By Keith Idec

NEWARK, N.J. – Antonio Tarver wants his heavyweight title shot to come against Wladimir Klitschko, not Deontay Wilder.

A fight against Wilder would be easier to make because Tarver and Wilder are advised by Al Haymon and compete as part of Haymon’s Premier Boxing Champions series, but Tarver hasn’t been shy about making his preference known. If he defeats Philadelphia’s Steve Cunningham (28-7, 13 KOs) on Friday night at Prudential Center (Spike, 9 p.m. ET/PT) – or when he beats Cunningham, according to Tarver – the former light heavyweight champion wants what he believes he’ll have earned.

“They’re just trying to stop me from getting to the promised land,” Tarver said regarding a fight against Wilder (34-0, 33 KOs), the WBC heavyweight champion. “I’m worthy of [fighting] Klitschko right now. When you look at his resume and the guys he’s been fighting, these guys can’t fight. The only reason they want me to fight Wilder is so that I can stub my toe along the way. Period. Klitschko and Tarver – that’s the fight.

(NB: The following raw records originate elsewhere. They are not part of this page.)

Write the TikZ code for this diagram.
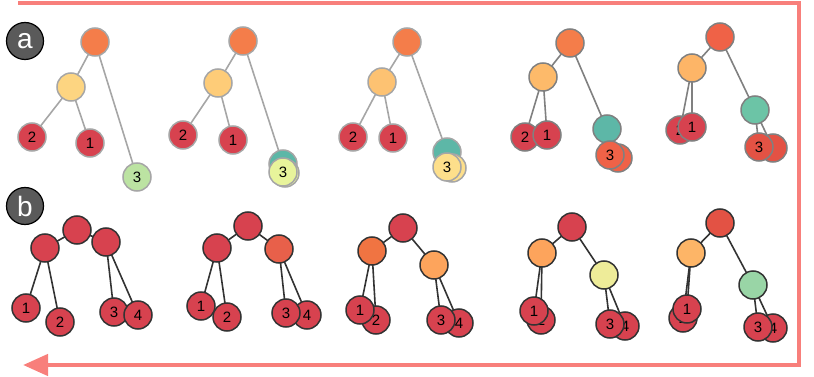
\documentclass[tikz,border=0pt]{standalone}
\usepackage{fontspec}
\setmainfont{Liberation Sans}
\usetikzlibrary{arrows.meta}
\usetikzlibrary{backgrounds}

\definecolor{framered}{HTML}{F87F7B}
\definecolor{taggray}{HTML}{5A5A5A}
\definecolor{rootorange}{HTML}{F47D4A}
\definecolor{leafred}{HTML}{D7424F}
\definecolor{midA}{HTML}{FDD581}
\definecolor{midB}{HTML}{FECC78}
\definecolor{midC}{HTML}{FDC272}
\definecolor{midD}{HTML}{FDBA6A}
\definecolor{midE}{HTML}{FDB567}
\definecolor{tealA}{HTML}{5DB7A7}
\definecolor{tealB}{HTML}{6CC4A6}
\definecolor{greenA}{HTML}{BCE3A2}
\definecolor{limeA}{HTML}{E8F49B}
\definecolor{yellowA}{HTML}{FDDF8B}
\definecolor{redorangeA}{HTML}{EF6247}
\definecolor{redorangeB}{HTML}{E35244}
\definecolor{bRightB}{HTML}{E8604A}
\definecolor{bLeftC}{HTML}{F07442}
\definecolor{bRightC}{HTML}{FDA45C}
\definecolor{bRightD}{HTML}{EEEC99}
\definecolor{bRightE}{HTML}{99D5A6}

\begin{document}
\begin{tikzpicture}[x=1pt,y=-1pt]
\useasboundingbox (0,0) rectangle (814,377);

% frame with the return arrow
\coordinate (f0) at (18,3);
\coordinate (f1) at (799,3);
\coordinate (f2) at (799,365);
\coordinate (f3) at (23,365);
\draw [framered,line width=4.5pt,-{Triangle[length=25pt,width=21pt]}] (f0) -- (f1) -- (f2) -- (f3);

\begin{scope}[every node/.style={circle,minimum size=37pt,inner sep=0pt,fill=taggray,draw=black,line width=1.2pt,text=white,font=\fontsize{28}{28}\selectfont}]
    \node (ta) at (25,41) {a};
    \node (tb) at (25,206) {b};
\end{scope}

% row a
\begin{scope}[every node/.style={circle,minimum size=28pt,inner sep=0pt,draw=gray!70,line width=1.5pt,font=\fontsize{15}{15}\selectfont}]
    \node [fill=rootorange] (a1r) at (95,42) {};
    \node [fill=midA] (a1m) at (71,87) {};
    \node [fill=leafred] (a12) at (32,137) {2};
    \node [fill=leafred] (a11) at (90,143) {1};
    \node [fill=greenA] (a13) at (137,177) {3};

    \node [fill=rootorange] (a2r) at (243,41) {};
    \node [fill=midB] (a2m) at (218,83) {};
    \node [fill=leafred] (a22) at (183,135) {2};
    \node [fill=leafred] (a21) at (233,140) {1};
    \node [fill=tealA] (a2t) at (283,164) {};
    \node [fill=limeA] (a2s) at (285,173) {};
    \node [fill=limeA] (a23) at (283,172) {3};

    \node [fill=rootorange] (a3r) at (407,42) {};
    \node [fill=midC] (a3m) at (382,82) {};
    \node [fill=leafred] (a32) at (353,137) {2};
    \node [fill=leafred] (a31) at (393,138) {1};
    \node [fill=tealA] (a3t) at (447,152) {};
    \node [fill=yellowA] (a3s) at (452,168) {};
    \node [fill=yellowA] (a33) at (447,167) {3};
\end{scope}
\begin{scope}[every node/.style={circle,minimum size=28pt,inner sep=0pt,draw=gray,line width=1.5pt,font=\fontsize{15}{15}\selectfont}]
    \node [fill=rootorange] (a4r) at (570,43) {};
    \node [fill=midD] (a4m) at (543,77) {};
    \node [fill=leafred] (a42) at (525,137) {2};
    \node [fill=leafred] (a41) at (547,135) {1};
    \node [fill=tealA] (a4t) at (607,129) {};
    \node [fill=redorangeA] (a4s) at (618,158) {};
    \node [fill=redorangeA] (a43) at (610,155) {3};

    \node [fill=redorangeA] (a5r) at (720,37) {};
    \node [fill=midE] (a5m) at (692,68) {};
    \node [fill=leafred] (a52) at (680,130) {2};
    \node [fill=leafred] (a51) at (692,127) {1};
    \node [fill=tealB] (a5t) at (755,110) {};
    \node [fill=redorangeB] (a5s) at (773,148) {};
    \node [fill=redorangeB] (a53) at (759,147) {3};
\end{scope}

% row b
\begin{scope}[every node/.style={circle,minimum size=28pt,inner sep=0pt,fill=leafred,draw=black!80,line width=1.5pt,font=\fontsize{15}{15}\selectfont}]
    \node (b1r) at (77,230) {};
    \node (b1l) at (45,248) {};
    \node (b1g) at (106,242) {};
    \node (b11) at (26,308) {1};
    \node (b12) at (60,322) {2};
    \node (b13) at (114,312) {3};
    \node (b14) at (138,315) {4};

    \node (b2r) at (248,226) {};
    \node (b2l) at (217,248) {};
    \node [fill=bRightB] (b2g) at (279,249) {};
    \node (b21) at (201,306) {1};
    \node (b22) at (227,317) {2};
    \node (b24) at (307,315) {4};
    \node (b23) at (286,313) {3};

    \node (b3r) at (403,228) {};
    \node [fill=bLeftC] (b3l) at (372,251) {};
    \node [fill=bRightC] (b3g) at (434,265) {};
    \node (b32) at (376,320) {2};
    \node (b31) at (360,310) {1};
    \node (b34) at (459,323) {4};
    \node (b33) at (441,320) {3};

    \node (b4r) at (572,227) {};
    \node [fill=bRightC] (b4l) at (542,253) {};
    \node [fill=bRightD] (b4g) at (604,275) {};
    \node (b42) at (541,320) {2};
    \node (b41) at (534,311) {1};
    \node (b44) at (625,326) {4};
    \node (b43) at (610,324) {3};

    \node [fill=redorangeB] (b5r) at (720,223) {};
    \node [fill=midE] (b5l) at (691,253) {};
    \node [fill=bRightE] (b5g) at (753,285) {};
    \node (b52) at (683,318) {2};
    \node (b51) at (687,309) {1};
    \node (b54) at (773,328) {4};
    \node (b53) at (758,327) {3};
\end{scope}

\begin{scope}[on background layer,
              light_edge/.style={draw=gray!70,line width=1.6pt},
              mid_edge/.style={draw=gray,line width=1.6pt},
              dark_edge/.style={draw=black!80,line width=1.6pt}]
    \path (a1r.center) edge [light_edge] (a1m.center) edge [light_edge] (a13.center);
    \path (a1m.center) edge [light_edge] (a12.center) edge [light_edge] (a11.center);
    \path (a2r.center) edge [light_edge] (a2m.center) edge [light_edge] (a2t.center);
    \path (a2m.center) edge [light_edge] (a22.center) edge [light_edge] (a21.center);
    \path (a3r.center) edge [light_edge] (a3m.center) edge [light_edge] (a3t.center);
    \path (a3m.center) edge [light_edge] (a32.center) edge [light_edge] (a31.center);
    \path (a4r.center) edge [mid_edge] (a4m.center) edge [mid_edge] (a4t.center);
    \path (a4m.center) edge [mid_edge] (a42.center) edge [mid_edge] (a41.center);
    \path (a5r.center) edge [mid_edge] (a5m.center) edge [mid_edge] (a5t.center);
    \path (a5m.center) edge [mid_edge] (a52.center) edge [mid_edge] (a51.center);
    \path (a5t.center) edge [mid_edge] (a53.center) edge [mid_edge] (a5s.center);
    \foreach \p in {1,...,5} {
        \path (b\p r.center) edge [dark_edge] (b\p l.center) edge [dark_edge] (b\p g.center);
        \path (b\p l.center) edge [dark_edge] (b\p 1.center) edge [dark_edge] (b\p 2.center);
        \path (b\p g.center) edge [dark_edge] (b\p 3.center) edge [dark_edge] (b\p 4.center);
    }
\end{scope}
\end{tikzpicture}
\end{document}
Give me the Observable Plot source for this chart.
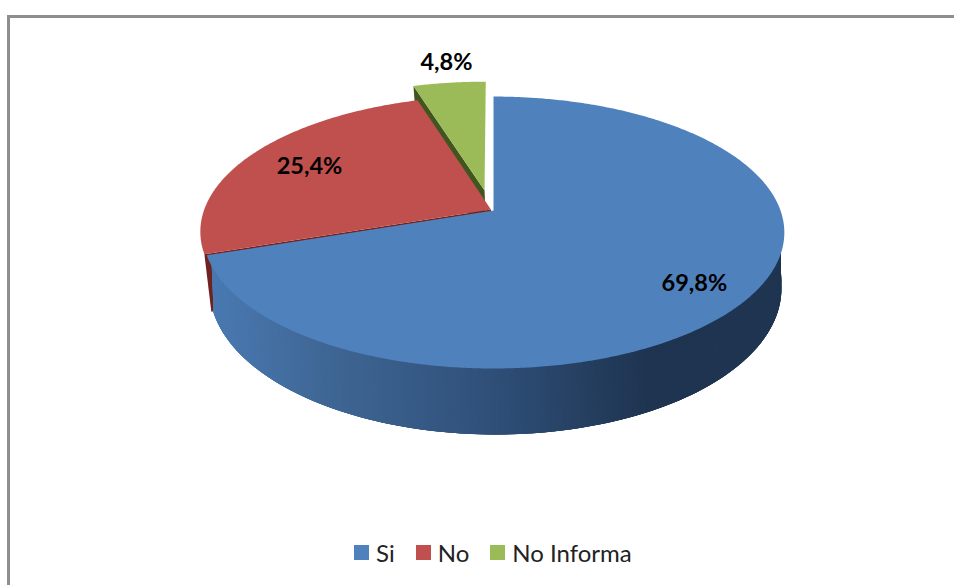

“He’ll be in there with a seasoned veteran, a guy that has five championships to his name, a guy that knows how to fight, that knows how to win. And yeah, I’ll be a major underdog. I always have been. It never stopped me from achieving. So I don’t look at the odds. I look at the historical landscape of that fight. That’s the only thing getting me up in the morning, knowing that I’m one step closer [to a Klitschko fight] after Friday night.”

The 46-year-old Tarver, who played villainous heavyweight Mason “The Line” Dixon in the sixth installment of the ‘Rocky’ franchise, is 2-0 as heavyweight since resuming his career in November 2013 following a one-year steroid suspension for failing a post-fight PED test after a June 2012 cruiserweight fight against Lateef Kayode in Carson, Calif. He knocked out Detroit’s Johnathon Banks (29-3-1, 19 KOs) in his last fight eight months ago, but beating Cunningham would give the Orlando, Fla., native a victory over a heavyweight rated in the top 10.

“I’m ready and I’m going to show Friday night that I’m ready to fight for the ultimate prize in sports, and that’s the heavyweight championship,” Tarver said, before alluding to a fight against Klitschko (64-3, 53 KOs). “It’d be like shooting a real, live ‘Rocky’ movie in front of the whole world to see. I’m always about the great, impossible feat. I want this before I retire. It’s history in the making. This is what I get out of bed in the morning for.”

While acknowledging he’d be a huge underdog against the 6-foot-6, 245-pound Klitschko, the 6-2, 220-pound Tarver believes he’d give the massive Ukrainian champion fits.

“Klitschko deserves it,” said Tarver, who also dismissed Tyson Fury’s chances of upsetting Klitschko on Oct. 24 in Dusseldorf, Germany. “He can fight who they put in front of him. But he’s never been tested, man. He don’t like to fight southpaws. He can’t beat a southpaw – period. And one as sharp and as cagey as I am, and at 46, I’m telling you, man, it’d be the biggest story in boxing. I’m 46 years old, looking to surpass George Foreman [as the oldest man to win a heavyweight title]. And he’s looking to surpass Larry Holmes [20 consecutive heavyweight title defenses]. It’s history in the making. We both deserve that fight.”

Klitschko, 39, has won 22 straight fights and made 18 consecutive defenses of the IBF heavyweight title he won when he knocked out Chris Byrd nine years ago. He also owns the WBA and WBO titles.